#### INSTRUCTION:
Lines containing the string "this" are to be counted. Write only how many there are.

(Source records)
========================================
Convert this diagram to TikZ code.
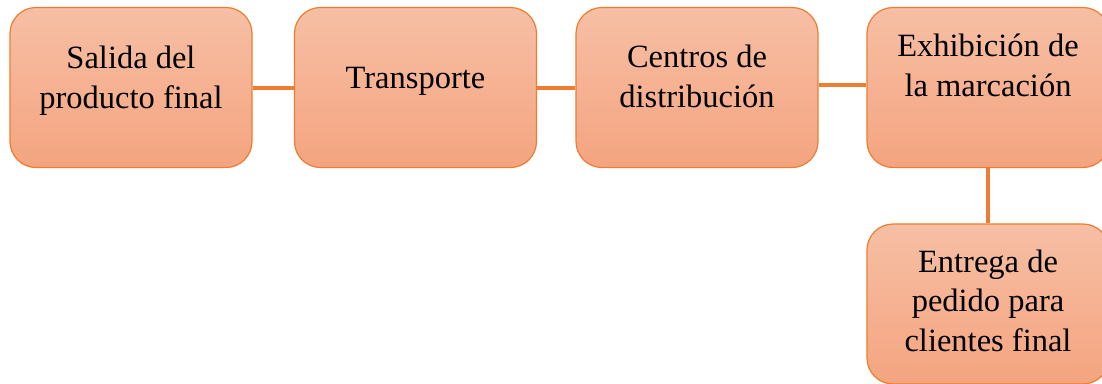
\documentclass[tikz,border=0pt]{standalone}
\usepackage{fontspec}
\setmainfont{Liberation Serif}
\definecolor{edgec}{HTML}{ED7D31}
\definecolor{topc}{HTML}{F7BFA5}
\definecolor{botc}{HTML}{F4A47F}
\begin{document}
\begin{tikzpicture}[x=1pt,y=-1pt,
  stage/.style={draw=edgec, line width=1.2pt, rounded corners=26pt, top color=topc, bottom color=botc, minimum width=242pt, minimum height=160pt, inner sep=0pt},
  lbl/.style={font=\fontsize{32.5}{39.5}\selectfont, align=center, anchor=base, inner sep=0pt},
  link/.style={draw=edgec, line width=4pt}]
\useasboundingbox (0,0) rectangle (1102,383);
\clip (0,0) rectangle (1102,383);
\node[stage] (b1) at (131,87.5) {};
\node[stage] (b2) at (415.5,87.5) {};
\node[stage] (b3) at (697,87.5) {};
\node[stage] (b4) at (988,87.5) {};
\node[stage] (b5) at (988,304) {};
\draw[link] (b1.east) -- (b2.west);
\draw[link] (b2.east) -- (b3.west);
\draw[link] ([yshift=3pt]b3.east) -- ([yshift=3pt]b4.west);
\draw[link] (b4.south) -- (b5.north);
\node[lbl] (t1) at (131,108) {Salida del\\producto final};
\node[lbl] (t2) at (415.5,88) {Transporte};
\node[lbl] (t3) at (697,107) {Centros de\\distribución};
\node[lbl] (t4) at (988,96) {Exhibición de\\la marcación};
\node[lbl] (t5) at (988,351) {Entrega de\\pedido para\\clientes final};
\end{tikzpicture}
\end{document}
========================================
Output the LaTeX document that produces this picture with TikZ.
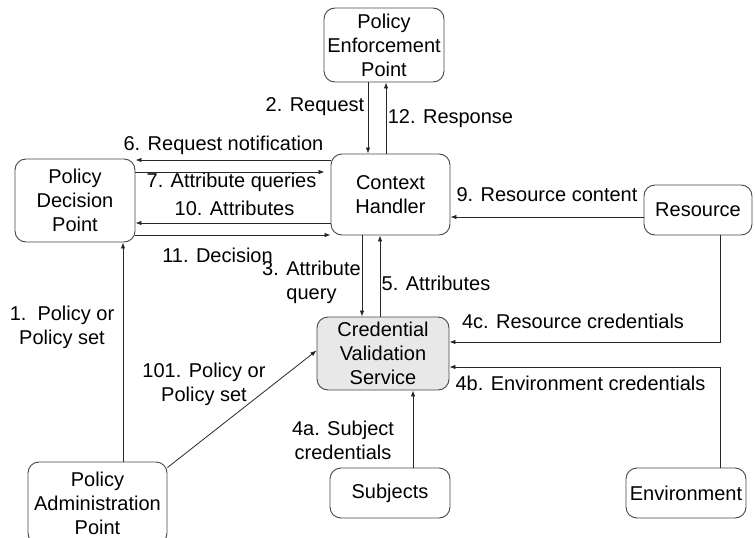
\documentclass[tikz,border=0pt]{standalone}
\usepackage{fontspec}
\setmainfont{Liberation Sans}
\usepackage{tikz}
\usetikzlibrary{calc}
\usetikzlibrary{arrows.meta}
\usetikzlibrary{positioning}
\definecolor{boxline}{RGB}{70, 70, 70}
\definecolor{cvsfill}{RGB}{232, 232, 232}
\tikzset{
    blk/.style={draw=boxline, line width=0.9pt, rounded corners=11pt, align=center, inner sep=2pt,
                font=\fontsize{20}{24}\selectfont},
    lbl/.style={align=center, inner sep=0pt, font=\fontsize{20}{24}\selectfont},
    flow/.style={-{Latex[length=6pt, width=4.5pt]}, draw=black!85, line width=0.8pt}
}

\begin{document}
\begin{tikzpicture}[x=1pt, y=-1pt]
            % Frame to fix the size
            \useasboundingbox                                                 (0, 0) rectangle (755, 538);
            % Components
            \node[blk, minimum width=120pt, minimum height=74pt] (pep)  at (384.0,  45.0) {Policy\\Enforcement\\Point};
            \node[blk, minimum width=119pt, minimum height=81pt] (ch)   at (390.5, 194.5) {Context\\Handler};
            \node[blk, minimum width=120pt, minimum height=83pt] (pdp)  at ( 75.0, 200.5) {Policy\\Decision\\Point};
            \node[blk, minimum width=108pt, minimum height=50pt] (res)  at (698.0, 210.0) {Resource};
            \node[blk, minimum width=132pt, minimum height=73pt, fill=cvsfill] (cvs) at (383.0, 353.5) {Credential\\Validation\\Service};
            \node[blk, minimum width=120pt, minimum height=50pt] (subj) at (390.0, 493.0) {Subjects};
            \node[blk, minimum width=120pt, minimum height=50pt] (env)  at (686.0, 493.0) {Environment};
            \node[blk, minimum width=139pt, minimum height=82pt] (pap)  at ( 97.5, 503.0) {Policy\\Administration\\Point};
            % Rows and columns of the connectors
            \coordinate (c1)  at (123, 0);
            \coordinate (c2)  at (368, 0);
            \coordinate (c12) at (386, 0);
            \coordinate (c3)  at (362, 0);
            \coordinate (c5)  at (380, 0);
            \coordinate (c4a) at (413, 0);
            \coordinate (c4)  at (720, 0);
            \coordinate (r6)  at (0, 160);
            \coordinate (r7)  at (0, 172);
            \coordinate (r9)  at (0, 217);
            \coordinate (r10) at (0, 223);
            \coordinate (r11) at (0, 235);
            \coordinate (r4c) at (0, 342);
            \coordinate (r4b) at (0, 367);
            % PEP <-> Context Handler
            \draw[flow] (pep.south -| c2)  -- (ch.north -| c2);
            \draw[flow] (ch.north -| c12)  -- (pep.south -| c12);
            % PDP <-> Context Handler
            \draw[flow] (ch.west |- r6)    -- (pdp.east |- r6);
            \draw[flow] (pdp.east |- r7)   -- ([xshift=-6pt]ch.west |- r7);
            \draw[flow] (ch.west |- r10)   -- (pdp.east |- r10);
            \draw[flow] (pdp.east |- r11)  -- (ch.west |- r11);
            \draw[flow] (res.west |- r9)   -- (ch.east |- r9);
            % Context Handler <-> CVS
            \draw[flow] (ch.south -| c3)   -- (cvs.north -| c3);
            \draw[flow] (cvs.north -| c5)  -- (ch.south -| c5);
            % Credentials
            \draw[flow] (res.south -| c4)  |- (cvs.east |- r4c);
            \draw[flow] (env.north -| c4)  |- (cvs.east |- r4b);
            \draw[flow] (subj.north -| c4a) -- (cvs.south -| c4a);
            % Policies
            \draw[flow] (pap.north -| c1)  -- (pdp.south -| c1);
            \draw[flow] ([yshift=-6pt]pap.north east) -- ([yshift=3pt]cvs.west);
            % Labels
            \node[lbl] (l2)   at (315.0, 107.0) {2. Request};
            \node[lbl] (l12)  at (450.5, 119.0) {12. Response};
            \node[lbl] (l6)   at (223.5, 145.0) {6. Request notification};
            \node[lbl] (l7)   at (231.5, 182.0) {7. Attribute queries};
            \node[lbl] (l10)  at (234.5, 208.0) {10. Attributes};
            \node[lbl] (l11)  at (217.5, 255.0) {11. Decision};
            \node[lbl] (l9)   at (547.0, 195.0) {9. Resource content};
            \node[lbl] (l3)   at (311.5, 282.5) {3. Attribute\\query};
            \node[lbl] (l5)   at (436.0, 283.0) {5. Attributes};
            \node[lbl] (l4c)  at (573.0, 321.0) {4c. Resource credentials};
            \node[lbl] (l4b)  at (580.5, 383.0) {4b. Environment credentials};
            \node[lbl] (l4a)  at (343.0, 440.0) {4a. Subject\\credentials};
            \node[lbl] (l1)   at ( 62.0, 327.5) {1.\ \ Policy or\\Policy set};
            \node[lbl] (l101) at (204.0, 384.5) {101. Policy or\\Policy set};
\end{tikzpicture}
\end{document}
========================================
#### FINISHED TASK:
2